◆ **Directions for this task**
The entries are to be returned exactly, with images left out.

Figure scripts
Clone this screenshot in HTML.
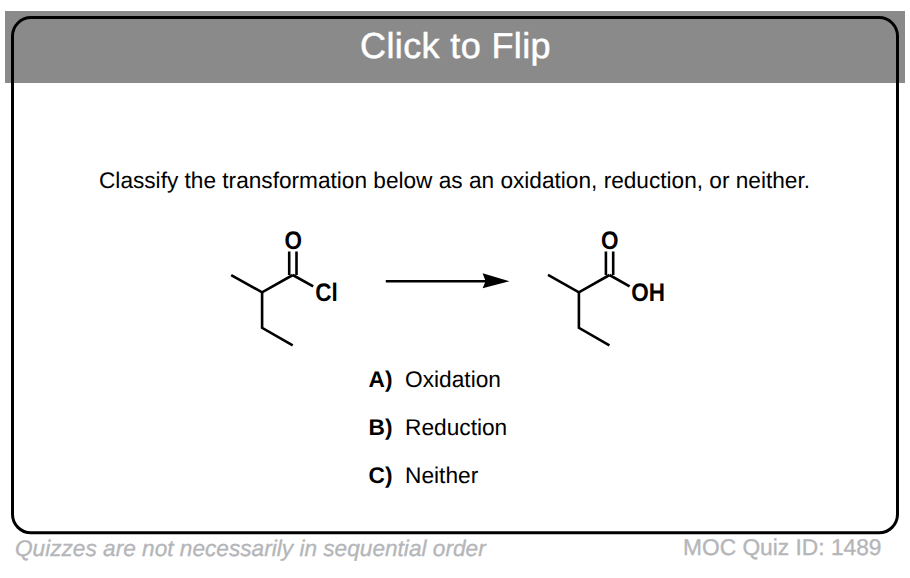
<!DOCTYPE html>
<html>
<head>
<meta charset="utf-8">
<style>
html,body{margin:0;padding:0;background:#fff;}
body{width:910px;height:578px;position:relative;overflow:hidden;font-family:"Liberation Sans",sans-serif;text-rendering:geometricPrecision;}
.band{position:absolute;left:5px;top:11px;width:900px;height:72px;background:#8a8a8a;}
.t{position:absolute;white-space:nowrap;line-height:1;}
.flip{left:360px;top:28px;font-size:36px;color:#fff;letter-spacing:0.38px;-webkit-text-stroke:0.5px #fff;}
.q{left:99px;top:169px;font-size:22.65px;color:#000;}
.opt{font-size:22.7px;color:#000;}
.opt b{font-weight:bold;}
.foot{font-size:22.75px;color:#b5b6b9;-webkit-text-stroke:0.35px #b5b6b9;}
svg{position:absolute;left:0;top:0;}
</style>
</head>
<body>
<div class="band"></div>
<svg width="910" height="578" viewBox="0 0 910 578">
  <rect x="12.5" y="17.6" width="885" height="515.2" rx="18.5" ry="18.5" fill="none" stroke="#000" stroke-width="3"/>
  <g fill="none" stroke="#000" stroke-width="2.6" stroke-linecap="butt" stroke-linejoin="miter">
    <!-- left molecule -->
    <polyline points="231.2,275.1 262.1,292.3 292.8,275.0"/>
    <polyline points="262.1,292.3 262.1,327.8 292.7,345.4"/>
    <line x1="292.8" y1="275.0" x2="313.2" y2="286.4"/>
    <line x1="289.2" y1="251.5" x2="289.2" y2="275"/>
    <line x1="296.5" y1="251.5" x2="296.5" y2="275"/>
    <!-- right molecule -->
    <polyline points="548.0,274.8 578.9,292.3 609.5,275.0"/>
    <polyline points="578.9,292.3 578.9,327.8 609.4,345.4"/>
    <line x1="609.5" y1="275.0" x2="629.6" y2="286.4"/>
    <line x1="605.9" y1="251.5" x2="605.9" y2="275"/>
    <line x1="613.2" y1="251.5" x2="613.2" y2="275"/>
    <!-- arrow -->
    <line x1="385.8" y1="281.3" x2="490" y2="281.3" stroke-width="2.6"/>
  </g>
  <polygon points="509.4,281.3 482.6,273.3 485.6,281.3 482.6,288.3" fill="#000"/>
  <g font-family="Liberation Sans" font-weight="bold" font-size="22.5" fill="#000">
    <text x="293.2" y="247.6" text-anchor="middle" transform="translate(0,239.4) scale(1,1.13) translate(0,-239.4)">O</text>
    <text x="609.7" y="247.6" text-anchor="middle" transform="translate(0,239.4) scale(1,1.13) translate(0,-239.4)">O</text>
    <text x="315.3" y="299.8" transform="translate(0,291.8) scale(1,1.13) translate(0,-291.8)">Cl</text>
    <text x="631.2" y="299.8" transform="translate(0,291.8) scale(1,1.13) translate(0,-291.8)">OH</text>
  </g>
</svg>
<div class="t flip">Click to Flip</div>
<div class="t q">Classify the transformation below as an oxidation, reduction, or neither.</div>
<div class="t opt" style="left:368.5px;top:367.5px;"><b>A)</b>&nbsp; Oxidation</div>
<div class="t opt" style="left:368.5px;top:415.5px;"><b>B)</b>&nbsp; Reduction</div>
<div class="t opt" style="left:368.5px;top:463.5px;"><b>C)</b>&nbsp; Neither</div>
<div class="t foot" style="left:15px;top:536.6px;font-style:italic;font-size:22.65px;">Quizzes are not necessarily in sequential order</div>
<div class="t foot" style="left:683px;top:536px;">MOC Quiz ID: 1489</div>
</body>
</html>
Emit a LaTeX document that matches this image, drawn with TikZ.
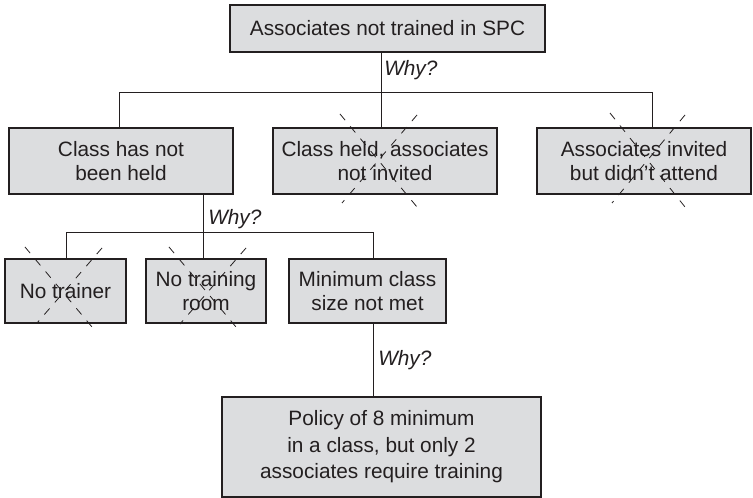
\documentclass[tikz,border=0pt]{standalone}
\usepackage{fontspec}
\setmainfont{Liberation Sans}
\begin{document}
\definecolor{boxfill}{RGB}{220,221,223}
\definecolor{ink}{RGB}{35,31,32}
\begin{tikzpicture}[x=0.75pt,y=-0.75pt,
  every node/.style={text=ink,font=\fontsize{15.6}{18}\selectfont},
  cause/.style={draw=ink,fill=boxfill,line width=0.8pt,align=center,inner sep=0pt},
  link/.style={draw=ink,line width=0.75pt},
  why/.style={anchor=west,inner sep=0pt,font=\fontsize{15.6}{18}\selectfont\itshape},
  strike/.style={draw=ink,line width=0.6pt,dash pattern=on 6pt off 6pt}]
\useasboundingbox (0,0) rectangle (753,498);

% problem statement and first round of causes
\node[cause,minimum width=236.25pt,minimum height=35.25pt] (top) at (387.5,28.5) {Associates not trained in SPC};
\node[cause,minimum width=168pt,minimum height=49.5pt] (a) at (121,161) {Class has not\\been held};
\node[cause,minimum width=168pt,minimum height=49.5pt] (b) at (385,161) {Class held, associates\\not invited};
\node[cause,minimum width=160.5pt,minimum height=49.5pt] (c) at (644,161) {Associates invited\\but didn't attend};

% second round of causes
\node[cause,minimum width=90.75pt,minimum height=48pt] (d) at (65.5,291) {No trainer};
\node[cause,minimum width=90pt,minimum height=48pt] (e) at (206,291) {No training\\room};
\node[cause,minimum width=117.75pt,minimum height=48pt] (f) at (367.5,291) {Minimum class\\size not met};

% root cause
\node[cause,minimum width=239.25pt,minimum height=75pt,font=\fontsize{15.6}{19.8}\selectfont] (g) at (381.5,447) {Policy of 8 minimum\\in a class, but only 2\\associates require training};

% branch points
\coordinate (j1) at (381,93);
\coordinate (ha) at (119,93);
\coordinate (hc) at (652,93);
\coordinate (j2) at (203,233);
\coordinate (hd) at (66,233);
\coordinate (hf) at (373,233);

% tree connectors
\draw[link] (top.south -| j1) -- (j1);
\draw[link] (a.north -| ha) |- (hc) -- (c.north -| hc);
\draw[link] (j1) -- (b.north -| j1);
\draw[link] (a.south -| j2) -- (j2);
\draw[link] (d.north -| hd) |- (hf) -- (f.north -| hf);
\draw[link] (j2) -- (e.north -| j2);
\draw[link] (f.south -| hf) -- (g.north -| hf);

% question labels
\node[why] (w1) at (384,70) {Why?};
\node[why] (w2) at (208,219) {Why?};
\node[why] (w3) at (378,360) {Why?};

% ruled-out causes
\draw[strike] (340,114) -- (417,207);
\draw[strike] (417,115) -- (342,203);
\draw[strike] (610,113) -- (685,207);
\draw[strike] (685,115) -- (612,203);
\draw[strike] (25,247) -- (92,327);
\draw[strike] (102,248) -- (37,323);
\draw[strike] (169,247) -- (236,327);
\draw[strike] (246,248) -- (180,324);
\end{tikzpicture}
\end{document}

◆ **Task answer**
Clone this screenshot in HTML.
<!DOCTYPE html>
<html>
<head>
<meta charset="utf-8">
<style>
html,body{margin:0;padding:0;background:#fff;}
body{width:910px;height:578px;position:relative;overflow:hidden;font-family:"Liberation Sans",sans-serif;text-rendering:geometricPrecision;}
.band{position:absolute;left:5px;top:11px;width:900px;height:72px;background:#8a8a8a;}
.t{position:absolute;white-space:nowrap;line-height:1;}
.flip{left:360px;top:28px;font-size:36px;color:#fff;letter-spacing:0.38px;-webkit-text-stroke:0.5px #fff;}
.q{left:99px;top:169px;font-size:22.65px;color:#000;}
.opt{font-size:22.7px;color:#000;}
.opt b{font-weight:bold;}
.foot{font-size:22.75px;color:#b5b6b9;-webkit-text-stroke:0.35px #b5b6b9;}
svg{position:absolute;left:0;top:0;}
</style>
</head>
<body>
<div class="band"></div>
<svg width="910" height="578" viewBox="0 0 910 578">
  <rect x="12.5" y="17.6" width="885" height="515.2" rx="18.5" ry="18.5" fill="none" stroke="#000" stroke-width="3"/>
  <g fill="none" stroke="#000" stroke-width="2.6" stroke-linecap="butt" stroke-linejoin="miter">
    <!-- left molecule -->
    <polyline points="231.2,275.1 262.1,292.3 292.8,275.0"/>
    <polyline points="262.1,292.3 262.1,327.8 292.7,345.4"/>
    <line x1="292.8" y1="275.0" x2="313.2" y2="286.4"/>
    <line x1="289.2" y1="251.5" x2="289.2" y2="275"/>
    <line x1="296.5" y1="251.5" x2="296.5" y2="275"/>
    <!-- right molecule -->
    <polyline points="548.0,274.8 578.9,292.3 609.5,275.0"/>
    <polyline points="578.9,292.3 578.9,327.8 609.4,345.4"/>
    <line x1="609.5" y1="275.0" x2="629.6" y2="286.4"/>
    <line x1="605.9" y1="251.5" x2="605.9" y2="275"/>
    <line x1="613.2" y1="251.5" x2="613.2" y2="275"/>
    <!-- arrow -->
    <line x1="385.8" y1="281.3" x2="490" y2="281.3" stroke-width="2.6"/>
  </g>
  <polygon points="509.4,281.3 482.6,273.3 485.6,281.3 482.6,288.3" fill="#000"/>
  <g font-family="Liberation Sans" font-weight="bold" font-size="22.5" fill="#000">
    <text x="293.2" y="247.6" text-anchor="middle" transform="translate(0,239.4) scale(1,1.13) translate(0,-239.4)">O</text>
    <text x="609.7" y="247.6" text-anchor="middle" transform="translate(0,239.4) scale(1,1.13) translate(0,-239.4)">O</text>
    <text x="315.3" y="299.8" transform="translate(0,291.8) scale(1,1.13) translate(0,-291.8)">Cl</text>
    <text x="631.2" y="299.8" transform="translate(0,291.8) scale(1,1.13) translate(0,-291.8)">OH</text>
  </g>
</svg>
<div class="t flip">Click to Flip</div>
<div class="t q">Classify the transformation below as an oxidation, reduction, or neither.</div>
<div class="t opt" style="left:368.5px;top:367.5px;"><b>A)</b>&nbsp; Oxidation</div>
<div class="t opt" style="left:368.5px;top:415.5px;"><b>B)</b>&nbsp; Reduction</div>
<div class="t opt" style="left:368.5px;top:463.5px;"><b>C)</b>&nbsp; Neither</div>
<div class="t foot" style="left:15px;top:536.6px;font-style:italic;font-size:22.65px;">Quizzes are not necessarily in sequential order</div>
<div class="t foot" style="left:683px;top:536px;">MOC Quiz ID: 1489</div>
</body>
</html>
Emit a LaTeX document that matches this image, drawn with TikZ.
\documentclass[tikz,border=0pt]{standalone}
\usepackage{fontspec}
\setmainfont{Liberation Sans}
\begin{document}
\definecolor{boxfill}{RGB}{220,221,223}
\definecolor{ink}{RGB}{35,31,32}
\begin{tikzpicture}[x=0.75pt,y=-0.75pt,
  every node/.style={text=ink,font=\fontsize{15.6}{18}\selectfont},
  cause/.style={draw=ink,fill=boxfill,line width=0.8pt,align=center,inner sep=0pt},
  link/.style={draw=ink,line width=0.75pt},
  why/.style={anchor=west,inner sep=0pt,font=\fontsize{15.6}{18}\selectfont\itshape},
  strike/.style={draw=ink,line width=0.6pt,dash pattern=on 6pt off 6pt}]
\useasboundingbox (0,0) rectangle (753,498);

% problem statement and first round of causes
\node[cause,minimum width=236.25pt,minimum height=35.25pt] (top) at (387.5,28.5) {Associates not trained in SPC};
\node[cause,minimum width=168pt,minimum height=49.5pt] (a) at (121,161) {Class has not\\been held};
\node[cause,minimum width=168pt,minimum height=49.5pt] (b) at (385,161) {Class held, associates\\not invited};
\node[cause,minimum width=160.5pt,minimum height=49.5pt] (c) at (644,161) {Associates invited\\but didn't attend};

% second round of causes
\node[cause,minimum width=90.75pt,minimum height=48pt] (d) at (65.5,291) {No trainer};
\node[cause,minimum width=90pt,minimum height=48pt] (e) at (206,291) {No training\\room};
\node[cause,minimum width=117.75pt,minimum height=48pt] (f) at (367.5,291) {Minimum class\\size not met};

% root cause
\node[cause,minimum width=239.25pt,minimum height=75pt,font=\fontsize{15.6}{19.8}\selectfont] (g) at (381.5,447) {Policy of 8 minimum\\in a class, but only 2\\associates require training};

% branch points
\coordinate (j1) at (381,93);
\coordinate (ha) at (119,93);
\coordinate (hc) at (652,93);
\coordinate (j2) at (203,233);
\coordinate (hd) at (66,233);
\coordinate (hf) at (373,233);

% tree connectors
\draw[link] (top.south -| j1) -- (j1);
\draw[link] (a.north -| ha) |- (hc) -- (c.north -| hc);
\draw[link] (j1) -- (b.north -| j1);
\draw[link] (a.south -| j2) -- (j2);
\draw[link] (d.north -| hd) |- (hf) -- (f.north -| hf);
\draw[link] (j2) -- (e.north -| j2);
\draw[link] (f.south -| hf) -- (g.north -| hf);

% question labels
\node[why] (w1) at (384,70) {Why?};
\node[why] (w2) at (208,219) {Why?};
\node[why] (w3) at (378,360) {Why?};

% ruled-out causes
\draw[strike] (340,114) -- (417,207);
\draw[strike] (417,115) -- (342,203);
\draw[strike] (610,113) -- (685,207);
\draw[strike] (685,115) -- (612,203);
\draw[strike] (25,247) -- (92,327);
\draw[strike] (102,248) -- (37,323);
\draw[strike] (169,247) -- (236,327);
\draw[strike] (246,248) -- (180,324);
\end{tikzpicture}
\end{document}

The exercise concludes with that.